• Task brief: Nothing outside the range is to be copied. From the entries below, reproduce exactly the lines starting at the one with "Recreate this image" and ending at the one with "(0,0) rectangle (1043,853);", without pictures.

• Data provided:
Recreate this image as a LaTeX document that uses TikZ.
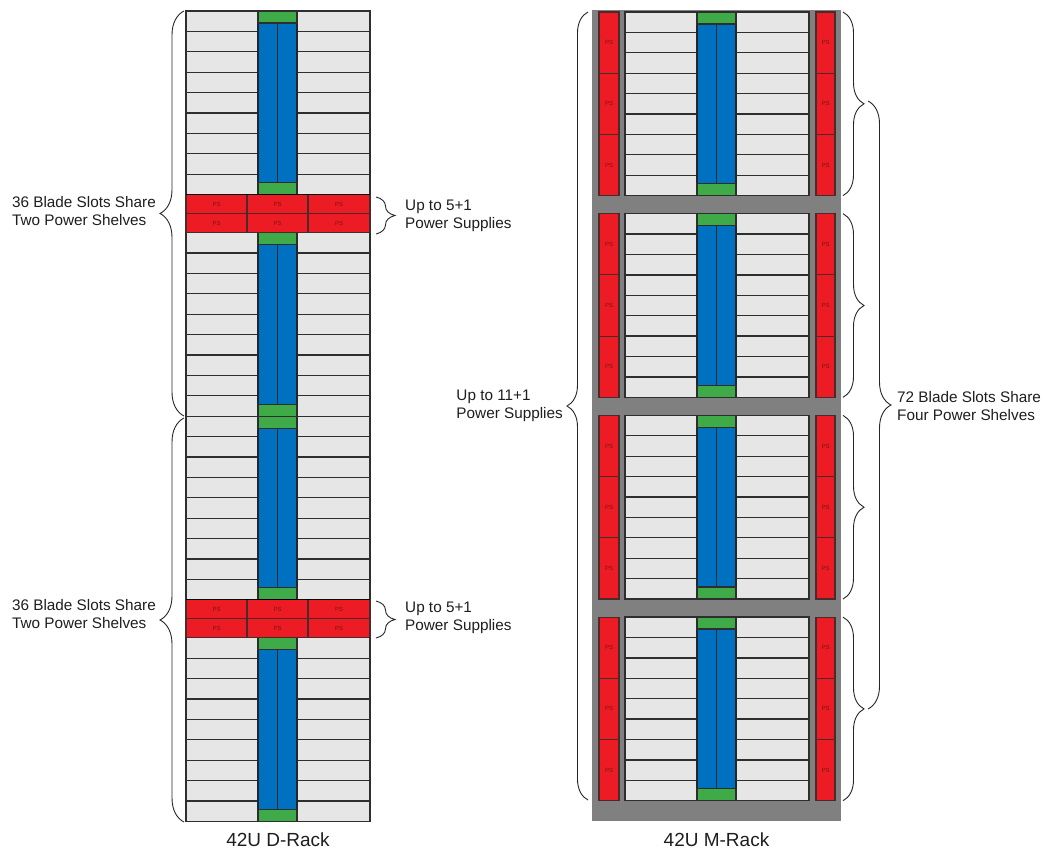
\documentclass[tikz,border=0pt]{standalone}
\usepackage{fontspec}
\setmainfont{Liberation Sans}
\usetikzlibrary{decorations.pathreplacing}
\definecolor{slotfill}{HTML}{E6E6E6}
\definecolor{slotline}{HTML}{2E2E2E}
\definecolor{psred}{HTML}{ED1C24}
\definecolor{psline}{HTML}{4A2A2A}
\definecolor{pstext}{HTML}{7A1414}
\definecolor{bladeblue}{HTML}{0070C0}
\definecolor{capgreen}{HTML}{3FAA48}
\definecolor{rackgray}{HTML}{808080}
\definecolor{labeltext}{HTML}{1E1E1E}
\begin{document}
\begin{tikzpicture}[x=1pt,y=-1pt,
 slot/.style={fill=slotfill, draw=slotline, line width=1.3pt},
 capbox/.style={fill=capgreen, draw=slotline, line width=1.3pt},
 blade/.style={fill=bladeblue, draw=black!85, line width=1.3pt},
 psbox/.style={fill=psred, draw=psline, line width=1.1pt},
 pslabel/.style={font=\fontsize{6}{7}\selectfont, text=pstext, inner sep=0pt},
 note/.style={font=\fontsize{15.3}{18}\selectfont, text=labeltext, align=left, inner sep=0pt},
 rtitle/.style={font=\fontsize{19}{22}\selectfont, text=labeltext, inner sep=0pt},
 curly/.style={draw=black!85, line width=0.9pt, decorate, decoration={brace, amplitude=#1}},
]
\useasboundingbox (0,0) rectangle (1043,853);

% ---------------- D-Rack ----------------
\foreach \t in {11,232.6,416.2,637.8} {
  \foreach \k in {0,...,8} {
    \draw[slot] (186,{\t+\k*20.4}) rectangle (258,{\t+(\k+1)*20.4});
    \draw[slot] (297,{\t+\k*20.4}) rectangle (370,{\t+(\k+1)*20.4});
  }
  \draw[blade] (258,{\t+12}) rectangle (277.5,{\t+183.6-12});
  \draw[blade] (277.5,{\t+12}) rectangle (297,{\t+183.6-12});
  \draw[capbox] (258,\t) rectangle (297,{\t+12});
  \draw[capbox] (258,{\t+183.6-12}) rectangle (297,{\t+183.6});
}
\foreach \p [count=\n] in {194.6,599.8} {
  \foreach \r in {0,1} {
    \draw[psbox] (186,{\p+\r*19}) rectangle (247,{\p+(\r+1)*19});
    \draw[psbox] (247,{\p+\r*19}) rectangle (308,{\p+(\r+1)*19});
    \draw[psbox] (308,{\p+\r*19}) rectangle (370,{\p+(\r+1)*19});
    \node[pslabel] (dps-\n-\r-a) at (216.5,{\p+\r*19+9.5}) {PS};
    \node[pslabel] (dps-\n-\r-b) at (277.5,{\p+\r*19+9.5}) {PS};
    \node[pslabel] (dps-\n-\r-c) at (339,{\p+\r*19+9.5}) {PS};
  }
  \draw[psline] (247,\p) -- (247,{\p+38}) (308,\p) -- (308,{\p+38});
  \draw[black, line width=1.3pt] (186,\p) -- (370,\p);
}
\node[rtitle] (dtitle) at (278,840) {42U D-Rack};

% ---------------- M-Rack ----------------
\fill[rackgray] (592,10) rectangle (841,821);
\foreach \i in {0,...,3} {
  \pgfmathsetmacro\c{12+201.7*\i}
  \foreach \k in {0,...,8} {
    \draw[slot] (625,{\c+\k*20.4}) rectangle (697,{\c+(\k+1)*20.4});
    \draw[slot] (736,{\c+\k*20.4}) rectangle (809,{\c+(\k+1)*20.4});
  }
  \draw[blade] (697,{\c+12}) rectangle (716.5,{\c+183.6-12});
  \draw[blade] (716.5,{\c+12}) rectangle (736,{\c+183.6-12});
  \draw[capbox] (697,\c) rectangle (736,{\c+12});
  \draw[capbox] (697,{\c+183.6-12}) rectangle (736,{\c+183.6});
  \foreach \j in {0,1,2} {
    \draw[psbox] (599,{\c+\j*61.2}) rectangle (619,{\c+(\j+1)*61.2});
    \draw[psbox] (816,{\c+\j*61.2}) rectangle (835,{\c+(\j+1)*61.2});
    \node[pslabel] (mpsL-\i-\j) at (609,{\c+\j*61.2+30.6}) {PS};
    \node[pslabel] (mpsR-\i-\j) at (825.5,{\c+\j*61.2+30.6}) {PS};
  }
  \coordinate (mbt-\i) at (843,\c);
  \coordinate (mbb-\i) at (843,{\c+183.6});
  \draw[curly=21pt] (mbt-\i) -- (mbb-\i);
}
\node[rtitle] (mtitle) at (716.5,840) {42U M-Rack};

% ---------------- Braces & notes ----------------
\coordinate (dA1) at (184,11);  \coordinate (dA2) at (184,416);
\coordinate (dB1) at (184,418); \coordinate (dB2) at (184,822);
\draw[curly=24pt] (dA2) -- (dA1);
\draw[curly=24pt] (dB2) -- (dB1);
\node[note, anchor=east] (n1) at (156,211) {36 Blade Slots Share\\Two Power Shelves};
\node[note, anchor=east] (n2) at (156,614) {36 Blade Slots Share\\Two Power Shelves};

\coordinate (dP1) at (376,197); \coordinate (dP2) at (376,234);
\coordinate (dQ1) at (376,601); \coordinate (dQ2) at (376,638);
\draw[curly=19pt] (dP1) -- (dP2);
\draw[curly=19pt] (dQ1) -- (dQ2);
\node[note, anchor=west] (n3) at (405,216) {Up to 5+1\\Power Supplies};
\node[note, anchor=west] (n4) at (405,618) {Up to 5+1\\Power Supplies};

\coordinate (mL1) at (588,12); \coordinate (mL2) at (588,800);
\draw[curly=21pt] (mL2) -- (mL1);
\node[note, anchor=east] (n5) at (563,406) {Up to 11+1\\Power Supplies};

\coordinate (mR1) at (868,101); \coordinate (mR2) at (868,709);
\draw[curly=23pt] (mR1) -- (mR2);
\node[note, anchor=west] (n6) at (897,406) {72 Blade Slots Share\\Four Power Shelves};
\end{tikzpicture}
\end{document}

...

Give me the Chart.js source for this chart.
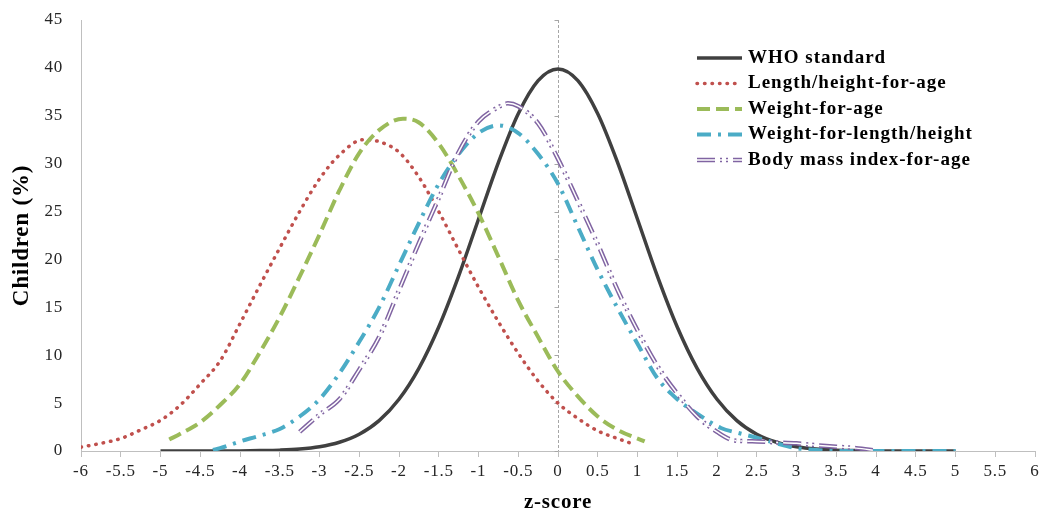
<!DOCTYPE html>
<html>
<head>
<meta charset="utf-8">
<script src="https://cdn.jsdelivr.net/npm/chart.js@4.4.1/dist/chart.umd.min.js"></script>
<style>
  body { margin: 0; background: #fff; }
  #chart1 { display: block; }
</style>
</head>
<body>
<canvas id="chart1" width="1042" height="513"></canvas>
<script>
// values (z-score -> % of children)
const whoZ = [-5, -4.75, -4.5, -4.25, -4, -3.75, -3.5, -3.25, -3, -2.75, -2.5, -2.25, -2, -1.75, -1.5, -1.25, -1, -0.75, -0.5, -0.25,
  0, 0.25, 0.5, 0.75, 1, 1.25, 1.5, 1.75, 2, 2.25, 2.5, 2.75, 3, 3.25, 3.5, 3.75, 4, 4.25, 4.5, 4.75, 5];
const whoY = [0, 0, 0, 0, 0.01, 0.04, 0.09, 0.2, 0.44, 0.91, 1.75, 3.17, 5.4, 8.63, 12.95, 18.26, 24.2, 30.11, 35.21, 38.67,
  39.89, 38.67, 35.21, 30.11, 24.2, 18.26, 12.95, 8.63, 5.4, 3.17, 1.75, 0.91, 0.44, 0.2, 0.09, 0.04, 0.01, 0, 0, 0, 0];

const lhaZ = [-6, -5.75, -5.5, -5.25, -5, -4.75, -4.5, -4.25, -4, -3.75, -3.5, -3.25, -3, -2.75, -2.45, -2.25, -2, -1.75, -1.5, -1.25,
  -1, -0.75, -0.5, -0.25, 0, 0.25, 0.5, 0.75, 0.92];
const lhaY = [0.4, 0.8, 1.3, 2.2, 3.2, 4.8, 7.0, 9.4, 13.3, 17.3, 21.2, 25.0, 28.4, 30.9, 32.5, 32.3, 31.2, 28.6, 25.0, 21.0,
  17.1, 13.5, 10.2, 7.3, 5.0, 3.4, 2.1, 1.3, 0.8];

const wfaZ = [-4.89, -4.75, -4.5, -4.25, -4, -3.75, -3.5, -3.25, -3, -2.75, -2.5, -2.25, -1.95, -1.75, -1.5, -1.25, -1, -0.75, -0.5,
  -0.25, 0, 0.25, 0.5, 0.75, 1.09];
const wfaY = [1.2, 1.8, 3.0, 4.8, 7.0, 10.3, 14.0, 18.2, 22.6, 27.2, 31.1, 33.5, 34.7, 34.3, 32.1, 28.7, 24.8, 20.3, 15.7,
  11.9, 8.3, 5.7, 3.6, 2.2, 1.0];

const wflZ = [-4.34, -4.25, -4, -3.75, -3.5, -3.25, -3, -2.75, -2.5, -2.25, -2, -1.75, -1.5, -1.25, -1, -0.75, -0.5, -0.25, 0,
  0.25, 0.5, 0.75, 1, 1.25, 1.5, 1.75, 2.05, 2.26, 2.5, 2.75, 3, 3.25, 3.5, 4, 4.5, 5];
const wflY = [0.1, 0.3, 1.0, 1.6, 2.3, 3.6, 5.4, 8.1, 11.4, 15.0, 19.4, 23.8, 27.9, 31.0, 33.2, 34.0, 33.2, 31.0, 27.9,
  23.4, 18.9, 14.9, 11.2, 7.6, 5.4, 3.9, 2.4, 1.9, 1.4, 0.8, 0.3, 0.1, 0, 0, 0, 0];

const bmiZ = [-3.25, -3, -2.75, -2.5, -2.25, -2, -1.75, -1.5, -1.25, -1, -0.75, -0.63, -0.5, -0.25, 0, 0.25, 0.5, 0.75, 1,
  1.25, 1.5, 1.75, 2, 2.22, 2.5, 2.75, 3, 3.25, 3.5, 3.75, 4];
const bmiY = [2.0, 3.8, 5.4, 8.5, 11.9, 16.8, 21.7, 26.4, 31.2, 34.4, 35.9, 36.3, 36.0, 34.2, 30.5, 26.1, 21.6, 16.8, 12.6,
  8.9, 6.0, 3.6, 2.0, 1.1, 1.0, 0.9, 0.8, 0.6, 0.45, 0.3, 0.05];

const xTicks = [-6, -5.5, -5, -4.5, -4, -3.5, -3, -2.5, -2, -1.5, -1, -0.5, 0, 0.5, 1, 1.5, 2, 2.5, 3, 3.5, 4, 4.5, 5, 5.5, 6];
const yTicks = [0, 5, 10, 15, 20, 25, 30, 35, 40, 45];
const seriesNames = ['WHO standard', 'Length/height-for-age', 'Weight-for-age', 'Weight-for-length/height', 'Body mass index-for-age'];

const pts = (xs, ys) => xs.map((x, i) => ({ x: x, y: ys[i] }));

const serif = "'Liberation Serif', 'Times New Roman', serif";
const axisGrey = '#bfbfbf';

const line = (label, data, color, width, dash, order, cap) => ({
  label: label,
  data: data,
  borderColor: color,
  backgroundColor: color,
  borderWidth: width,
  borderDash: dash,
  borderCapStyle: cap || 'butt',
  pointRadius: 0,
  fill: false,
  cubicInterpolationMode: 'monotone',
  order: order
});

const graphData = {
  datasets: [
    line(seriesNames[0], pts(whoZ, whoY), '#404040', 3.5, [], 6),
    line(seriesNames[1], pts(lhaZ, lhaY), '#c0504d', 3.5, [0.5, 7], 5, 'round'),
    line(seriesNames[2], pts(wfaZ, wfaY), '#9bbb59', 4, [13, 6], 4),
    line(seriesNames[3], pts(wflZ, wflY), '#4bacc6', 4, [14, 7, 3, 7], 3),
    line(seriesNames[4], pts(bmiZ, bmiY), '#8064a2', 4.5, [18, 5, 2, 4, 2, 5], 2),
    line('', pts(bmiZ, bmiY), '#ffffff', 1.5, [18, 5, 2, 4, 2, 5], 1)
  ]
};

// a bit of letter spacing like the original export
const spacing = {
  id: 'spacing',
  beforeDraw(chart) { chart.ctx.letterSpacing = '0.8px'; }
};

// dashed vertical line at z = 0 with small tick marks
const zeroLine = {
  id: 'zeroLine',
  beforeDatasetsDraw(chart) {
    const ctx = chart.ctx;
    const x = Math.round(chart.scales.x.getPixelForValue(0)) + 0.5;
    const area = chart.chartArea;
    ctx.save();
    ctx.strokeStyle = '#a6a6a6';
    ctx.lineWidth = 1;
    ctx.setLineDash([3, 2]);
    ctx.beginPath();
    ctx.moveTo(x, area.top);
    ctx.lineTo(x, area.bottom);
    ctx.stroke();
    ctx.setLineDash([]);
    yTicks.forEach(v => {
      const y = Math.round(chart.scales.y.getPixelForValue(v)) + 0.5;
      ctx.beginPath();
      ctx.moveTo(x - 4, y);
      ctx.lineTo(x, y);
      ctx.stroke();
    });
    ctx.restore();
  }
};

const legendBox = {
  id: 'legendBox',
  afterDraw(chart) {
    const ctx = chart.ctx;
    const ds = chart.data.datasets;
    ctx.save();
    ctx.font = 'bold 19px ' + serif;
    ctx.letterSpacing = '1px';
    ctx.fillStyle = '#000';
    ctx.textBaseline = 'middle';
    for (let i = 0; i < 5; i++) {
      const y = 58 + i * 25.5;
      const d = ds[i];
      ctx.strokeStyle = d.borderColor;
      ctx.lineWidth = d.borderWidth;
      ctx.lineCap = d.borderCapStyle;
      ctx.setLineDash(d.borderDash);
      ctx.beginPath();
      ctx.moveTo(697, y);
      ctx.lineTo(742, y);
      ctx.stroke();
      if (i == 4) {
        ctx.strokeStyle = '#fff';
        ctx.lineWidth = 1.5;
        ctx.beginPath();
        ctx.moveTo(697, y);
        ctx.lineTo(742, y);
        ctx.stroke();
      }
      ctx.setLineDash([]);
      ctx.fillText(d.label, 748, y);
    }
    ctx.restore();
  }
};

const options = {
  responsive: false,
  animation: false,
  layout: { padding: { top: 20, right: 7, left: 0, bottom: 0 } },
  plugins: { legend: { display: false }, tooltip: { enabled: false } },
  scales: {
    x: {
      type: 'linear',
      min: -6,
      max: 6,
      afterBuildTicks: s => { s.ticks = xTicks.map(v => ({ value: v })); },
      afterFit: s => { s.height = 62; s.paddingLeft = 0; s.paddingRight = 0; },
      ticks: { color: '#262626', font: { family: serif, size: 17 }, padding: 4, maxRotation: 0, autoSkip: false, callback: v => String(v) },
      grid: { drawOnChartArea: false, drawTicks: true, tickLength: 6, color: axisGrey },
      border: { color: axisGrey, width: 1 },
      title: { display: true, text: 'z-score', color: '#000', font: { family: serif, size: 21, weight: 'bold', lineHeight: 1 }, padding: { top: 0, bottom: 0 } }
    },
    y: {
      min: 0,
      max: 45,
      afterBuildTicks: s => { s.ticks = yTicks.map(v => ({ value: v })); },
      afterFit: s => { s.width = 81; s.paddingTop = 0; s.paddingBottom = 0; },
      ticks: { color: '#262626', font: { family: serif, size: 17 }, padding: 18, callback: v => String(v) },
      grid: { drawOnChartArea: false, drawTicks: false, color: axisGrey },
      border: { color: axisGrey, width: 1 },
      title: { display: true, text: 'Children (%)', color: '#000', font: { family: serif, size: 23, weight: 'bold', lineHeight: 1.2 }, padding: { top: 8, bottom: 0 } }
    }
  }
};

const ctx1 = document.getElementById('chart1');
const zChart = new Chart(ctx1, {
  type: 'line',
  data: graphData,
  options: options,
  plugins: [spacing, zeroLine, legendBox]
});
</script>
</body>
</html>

• Answer:
Recreate this image as a LaTeX document that uses TikZ.
\documentclass[tikz,border=0pt]{standalone}
\usepackage{fontspec}
\setmainfont{Liberation Sans}
\usetikzlibrary{decorations.pathreplacing}
\definecolor{slotfill}{HTML}{E6E6E6}
\definecolor{slotline}{HTML}{2E2E2E}
\definecolor{psred}{HTML}{ED1C24}
\definecolor{psline}{HTML}{4A2A2A}
\definecolor{pstext}{HTML}{7A1414}
\definecolor{bladeblue}{HTML}{0070C0}
\definecolor{capgreen}{HTML}{3FAA48}
\definecolor{rackgray}{HTML}{808080}
\definecolor{labeltext}{HTML}{1E1E1E}
\begin{document}
\begin{tikzpicture}[x=1pt,y=-1pt,
 slot/.style={fill=slotfill, draw=slotline, line width=1.3pt},
 capbox/.style={fill=capgreen, draw=slotline, line width=1.3pt},
 blade/.style={fill=bladeblue, draw=black!85, line width=1.3pt},
 psbox/.style={fill=psred, draw=psline, line width=1.1pt},
 pslabel/.style={font=\fontsize{6}{7}\selectfont, text=pstext, inner sep=0pt},
 note/.style={font=\fontsize{15.3}{18}\selectfont, text=labeltext, align=left, inner sep=0pt},
 rtitle/.style={font=\fontsize{19}{22}\selectfont, text=labeltext, inner sep=0pt},
 curly/.style={draw=black!85, line width=0.9pt, decorate, decoration={brace, amplitude=#1}},
]
\useasboundingbox (0,0) rectangle (1043,853);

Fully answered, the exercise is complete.